WHAT IS REQUIRED ::
Extract word for word the lines of the listing from its start to the line holding "Chart.register(...registerables);", both ends kept; pictures are not part of the copy.

DATA ::

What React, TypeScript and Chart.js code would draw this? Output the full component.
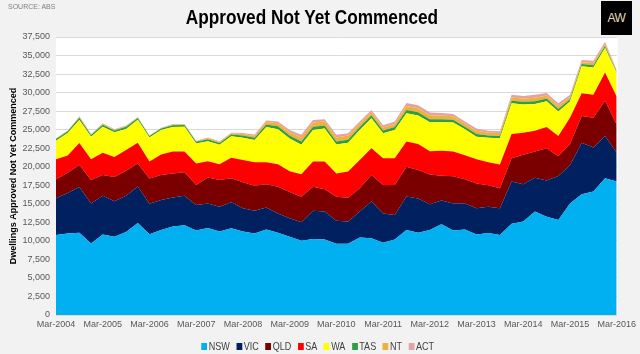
import React, { useEffect, useRef } from 'react';
import { Chart, registerables } from 'chart.js';

Chart.register(...registerables);

const YEARS = [2004, 2005, 2006, 2007, 2008, 2009, 2010, 2011, 2012, 2013, 2014, 2015, 2016];
const QUARTERS = ['Mar', 'Jun', 'Sep', 'Dec'];
const LAST_LABEL = 'Mar-2016';
const LABELS: string[] = [];
for (const y of YEARS) {
  for (const q of QUARTERS) {
    if (LABELS[LABELS.length - 1] === LAST_LABEL) break;
    LABELS.push(`${q}-${y}`);
  }
}

const NSW = [10800, 11000, 11100, 9650, 10850, 10550, 11200, 12400, 10900, 11450, 11950, 12100, 11400, 11750, 11250, 11700, 11250, 11000, 11550, 11100, 10550, 10000, 10250, 10200, 9600, 9600, 10450, 10350, 9750, 10200, 11450, 11100, 11450, 12250, 11400, 11550, 10850, 11050, 10800, 12300, 12600, 13950, 13250, 12800, 15050, 16300, 16650, 18450, 18000];
const VIC = [4950, 5450, 6150, 5400, 5250, 4800, 4900, 4950, 4100, 4050, 3900, 4000, 3450, 3300, 3350, 3500, 3150, 3050, 2950, 2600, 2500, 2500, 3800, 3750, 3100, 3000, 3500, 4950, 3950, 3300, 4550, 4600, 3500, 3200, 3650, 3500, 3550, 3550, 3600, 5700, 5050, 4550, 4900, 5950, 5150, 6950, 5950, 5700, 3900];
const QLD = [2550, 2750, 3000, 3150, 2800, 3250, 3350, 3100, 3400, 3400, 3250, 3150, 2700, 3500, 3600, 3250, 3500, 3400, 3150, 3600, 3550, 3450, 3250, 3000, 3250, 3200, 3150, 3600, 3850, 4050, 4000, 3850, 4000, 3350, 3650, 3250, 3350, 2900, 2700, 3150, 3950, 3550, 4350, 2650, 2850, 3600, 4000, 4750, 3750];
const SA = [2700, 2300, 2950, 2800, 3000, 2700, 2800, 2800, 2300, 2750, 2950, 2800, 2900, 2200, 2150, 2750, 3000, 3150, 2950, 3050, 2800, 3050, 3400, 3750, 3150, 3550, 3800, 3600, 3600, 3600, 3400, 3500, 3150, 3350, 3350, 3250, 3250, 3100, 3200, 3250, 3000, 2800, 2850, 2750, 3550, 3050, 3100, 3800, 3800];
const WA = [2500, 3050, 3100, 3050, 3500, 3350, 2850, 3100, 3250, 3300, 3300, 3350, 2700, 2700, 2600, 2900, 3000, 3000, 4750, 4700, 4400, 3950, 4250, 4450, 3900, 3900, 4050, 4050, 3350, 3800, 3800, 3850, 3900, 3850, 3900, 3500, 3050, 3300, 3550, 4150, 3800, 3600, 3500, 3300, 2200, 3650, 3700, 3300, 3150];
const TAS = [230, 230, 300, 230, 280, 250, 280, 230, 200, 200, 250, 230, 230, 250, 250, 250, 300, 300, 350, 400, 400, 450, 450, 400, 400, 400, 400, 400, 400, 400, 450, 450, 400, 400, 400, 350, 350, 300, 300, 350, 350, 400, 350, 350, 300, 300, 300, 300, 150];
const NT = [60, 60, 100, 60, 80, 70, 80, 60, 50, 50, 70, 60, 60, 150, 150, 150, 200, 250, 350, 400, 450, 550, 550, 550, 550, 550, 450, 400, 400, 450, 550, 550, 550, 500, 450, 400, 450, 400, 400, 450, 450, 450, 400, 400, 300, 250, 300, 250, 100];
const ACT = [60, 60, 100, 60, 90, 80, 90, 60, 50, 50, 80, 60, 60, 100, 100, 100, 150, 200, 200, 250, 300, 350, 350, 300, 350, 300, 300, 300, 300, 300, 400, 400, 350, 350, 300, 300, 300, 250, 250, 350, 350, 400, 350, 350, 300, 300, 300, 300, 150];

const SERIES_NAMES = ['NSW', 'VIC', 'QLD', 'SA', 'WA', 'TAS', 'NT', 'ACT'];
const SERIES_DATA = [NSW, VIC, QLD, SA, WA, TAS, NT, ACT];
const SERIES_COLORS = ['#00b0f0', '#002060', '#7a0000', '#ff0000', '#ffff00', '#2e9e44', '#f2b03a', '#e3a3a3'];

const TITLE = 'Approved Not Yet Commenced';
const Y_TITLE = 'Dwellings Approved Not Yet Commenced';
const SOURCE = 'SOURCE: ABS';
const Y_MAX = 37500;
const Y_STEP = 2500;

const FONT = '"Liberation Sans Narrow", "Arial Narrow", "Liberation Sans", Arial, sans-serif';

const bgPlugin = {
  id: 'plotBg',
  beforeDraw(chart: any) {
    const { ctx, chartArea: a } = chart;
    ctx.save();
    ctx.fillStyle = '#ffffff';
    ctx.fillRect(a.left, a.top, a.right - a.left + 1, a.bottom - a.top);
    ctx.restore();
  },
};

export default function App() {
  const ref = useRef<HTMLCanvasElement>(null);

  useEffect(() => {
    document.body.style.margin = '0';
    const canvas = ref.current;
    if (!canvas) return;
    const chart = new Chart(canvas, {
      type: 'line',
      data: {
        labels: LABELS,
        datasets: SERIES_NAMES.map((name, i) => ({
          label: name,
          data: SERIES_DATA[i],
          backgroundColor: SERIES_COLORS[i],
          borderColor: SERIES_COLORS[i],
          borderWidth: 0,
          fill: i === 0 ? 'origin' : '-1',
          pointRadius: 0,
          tension: 0,
        })),
      },
      options: {
        responsive: false,
        animation: false,
        devicePixelRatio: 1,
        layout: { padding: { top: 37, right: 19, left: 0, bottom: 0 } },
        plugins: {
          legend: { display: false },
          tooltip: { enabled: false },
          title: { display: false },
        },
        scales: {
          x: {
            offset: false,
            grid: { display: false, drawTicks: false },
            border: { display: true, color: '#d9d9d9' },
            ticks: {
              autoSkip: false,
              maxRotation: 0,
              minRotation: 0,
              padding: 4,
              color: '#595959',
              font: { family: FONT, size: 9 },
              callback: (_v: any, idx: number) => (idx % 4 === 0 ? LABELS[idx] : ''),
            },
            afterFit: (s: any) => {
              s.height = 39;
            },
          },
          y: {
            stacked: true,
            min: 0,
            max: Y_MAX,
            grid: { color: '#d9d9d9', lineWidth: 1, drawTicks: false },
            border: { display: false },
            ticks: {
              stepSize: Y_STEP,
              padding: 6,
              color: '#595959',
              font: { family: FONT, size: 9 },
              callback: (v: any) => Number(v).toLocaleString('en-US'),
            },
            title: {
              display: true,
              text: Y_TITLE,
              color: '#000000',
              font: { family: FONT, size: 9, weight: 'bold' },
              padding: { top: 8, bottom: 0 },
            },
            afterFit: (s: any) => {
              s.width = 56;
            },
          },
        },
      },
      plugins: [bgPlugin],
    } as any);
    return () => chart.destroy();
  }, []);

  return (
    <div style={{ position: 'relative', width: 640, height: 354, background: '#f2f2f2', overflow: 'hidden', fontFamily: FONT }}>
      <canvas ref={ref} width={640} height={354} style={{ position: 'absolute', left: 0, top: 0 }} />
      <div style={{ position: 'absolute', left: 8, top: 3, fontSize: 7, color: '#7f7f7f' }}>{SOURCE}</div>
      <div style={{ position: 'absolute', left: 0, width: 624, top: 5, textAlign: 'center', fontSize: 21, fontWeight: 'bold', color: '#000', transform: 'scaleX(0.82)', transformOrigin: '312px 0' }}>{TITLE}</div>
      <div style={{ position: 'absolute', left: 601, top: 1, width: 31, height: 34, background: '#000', color: '#e9dcbc', fontSize: 12, display: 'flex', alignItems: 'center', justifyContent: 'center', letterSpacing: -0.5, fontFamily: '"Liberation Sans", Arial, sans-serif', fontWeight: 300 }}>AW</div>
      <div style={{ position: 'absolute', left: 0, width: 642, top: 340, display: 'flex', justifyContent: 'center', alignItems: 'center', fontSize: 11, color: '#404040', transform: 'scaleX(0.82)', transformOrigin: '321px 0' }}>
        {SERIES_NAMES.map((n, i) => (
          <div key={n} style={{ display: 'flex', alignItems: 'center', marginRight: 8 }}>
            <span style={{ display: 'inline-block', width: 7, height: 7, background: SERIES_COLORS[i], marginRight: 2 }} />
            <span>{n}</span>
          </div>
        ))}
      </div>
    </div>
  );
}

WRITTEN ANSWER ::
What React, TypeScript and Chart.js code would draw this? Output the full component.
import React, { useEffect, useRef } from 'react';
import { Chart, registerables } from 'chart.js';

Chart.register(...registerables);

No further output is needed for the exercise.